Introduction
Commercial leases often last for ten or more years. The original intentions of the parties often change and frequently landlords and tenants agree that the original lease must be varied to reflect fresh commercial terms or changes in circumstance.
Often the way in which a lease is varied is not considered in any great detail, which can result in some serious consequences for landlords anxious as ever to preserve their investment.
Formalities of variation
A lease entered into as a deed between the parties should properly be varied by way of a formal deed of variation. This is not always the case. In Norfolk County Council -v- Dencora Properties (1995) a lease had been entered into with an option to determine being granted to the tenant. The tenant alleged that the option had been varied within the lease by correspondence. The tenant's argument failed and it was held that the terms of the lease had not been varied and the tenant failed to establish that there had been an agreement to vary the lease, which would then lead to a variation.

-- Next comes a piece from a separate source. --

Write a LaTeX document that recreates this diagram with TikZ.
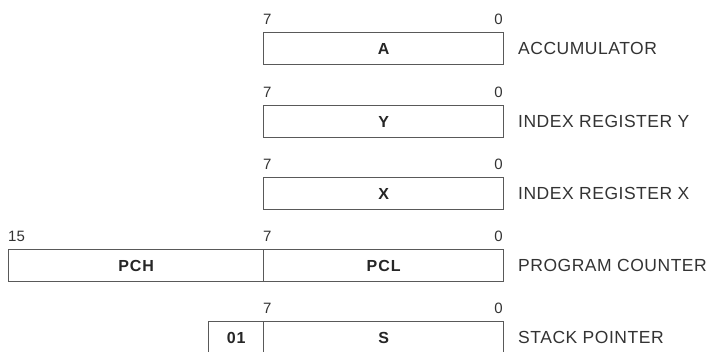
\documentclass[tikz,border=0pt]{standalone}
\usepackage{fontspec}
\setmainfont{Liberation Sans}
\newfontfamily\regboldfont[LetterSpace=6]{Liberation Sans Bold}
\newfontfamily\regnamefont[LetterSpace=3]{Liberation Sans}
\begin{document}
\begin{tikzpicture}[x=1pt,y=-1pt,
  reg/.style={draw=black!65, line width=1.3pt, rectangle, inner sep=0pt, minimum height=32pt, anchor=north west, font=\regboldfont\fontsize{16}{16}\selectfont, text=black!85},
  bitnum/.style={font=\fontsize{15}{15}\selectfont, text=black!80, inner sep=0pt},
  regname/.style={font=\regnamefont\fontsize{17.5}{18}\selectfont, text=black!80, inner sep=0pt, anchor=west}]
\useasboundingbox (0,0) rectangle (713,352);
\clip (0,0) rectangle (713,352);
\fill[white] (0,0) rectangle (713,352);
% Accumulator
\node[reg, minimum width=240pt] (A) at (263,32) {A};
\node[bitnum, anchor=west] (A7) at (263,19) {7};
\node[bitnum, anchor=east] (A0) at (503,19) {0};
\node[regname] (An) at (518,48) {ACCUMULATOR};
% Y
\node[reg, minimum width=240pt] (Y) at (263,105) {Y};
\node[bitnum, anchor=west] (Y7) at (263,92) {7};
\node[bitnum, anchor=east] (Y0) at (503,92) {0};
\node[regname] (Yn) at (518,121) {INDEX REGISTER Y};
% X
\node[reg, minimum width=240pt] (X) at (263,177) {X};
\node[bitnum, anchor=west] (X7) at (263,164) {7};
\node[bitnum, anchor=east] (X0) at (503,164) {0};
\node[regname] (Xn) at (518,193) {INDEX REGISTER X};
% Program counter
\node[reg, minimum width=255pt] (PCH) at (8,249) {PCH};
\node[reg, minimum width=240pt] (PCL) at (263,249) {PCL};
\node[bitnum, anchor=west] (P15) at (8,236) {15};
\node[bitnum, anchor=west] (P7) at (263,236) {7};
\node[bitnum, anchor=east] (P0) at (503,236) {0};
\node[regname] (Pn) at (518,265) {PROGRAM COUNTER};
% Stack pointer
\node[reg, minimum width=55pt] (S1) at (208,321) {01};
\node[reg, minimum width=240pt] (S) at (263,321) {S};
\node[bitnum, anchor=west] (S7) at (263,308) {7};
\node[bitnum, anchor=east] (S0) at (503,308) {0};
\node[regname] (Sn) at (518,337) {STACK POINTER};
\end{tikzpicture}
\end{document}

It is essential that the parties take clear advice as to exactly how to formulate any variations that have been agreed.
Continuing liability of tenants
Landlords need to be particularly careful in seeking to agree and document variations where a lease has been assigned by an original tenant. An important issue is whether or not the original tenant remains bound by any variation agreed after an assignment.
The Court of Appeal in the case of Friends Provident -v- British Railways Board (1995) drew a distinction between a variation giving rise to an obligation not originally contemplated by the parties and the position where the provisions of the lease allow for some future variation of the tenant's obligations. A typical example of this is a rent review clause, where the original tenant will remain bound to perform its obligations as to payment of the varied rent.
It has been established that where there is a variation of a fundamental term of the lease, such is the extent of the demise or length of the term, there is an implied surrender of the original lease and a regrant of a new lease on the varied terms. An obvious implication of this for a landlord is that the Landlord and Tenant (Covenants) Act 1995 will apply to the new lease as a new tenancy with the consequent release of an original tenant from ongoing liability. Another unintended consequence could be the release of any guarantors or other assignees who have given direct covenants to the landlord at any time before the implied surrender. A tenant may have an additional liability for stamp duty on the new lease and, if registrable at HM Land Registry, would have to re-register the lease.
The practical way in which to avoid these possible pitfalls is for the landlord to deal with an extension of the term by way of a grant of a reversionary lease which would commence the moment the existing lease came to an end. Any extension to the demise should be dealt with by way of supplemental lease.
Guarantors
The position under general law is that unless the guarantor covenant in a lease specifically provides to the contrary, a variation in the terms of a lease between the landlord and tenant, if it could prejudice the guarantor, will release the guarantor unless it has given consent to the variation. The release will be from all liability under the lease, not merely additional liability for the guarantor's additional liability. Section 18 of the Landlord and Tenant (Covenants ) Act 1995 does contain provisions that seek to restrict a former tenant's liability to any increase in liability after the variation which may be by deed or side letter has been entered into.
The Contract (Rights of Third Parties) Bill
Variations of leases would appear to be about to become still more complicated! Under the proposed Contract (Rights of Third Parties) Bill which is due to become law later this year and which contains provisions enabling a third party to enforce the terms of a contract, the parties to a contract may not by agreement vary the contract so as to alter that third party's entitlement. Although the precise implications of this proposed legislation have yet to be fully defined, it may well be the case that a tenant within a multi-let building may be able to argue that variations between a landlord and another tenant could fall foul of these provisions. It does appear likely that leases as well as agreement for leases would be treated as contracts for the purpose of this legislation.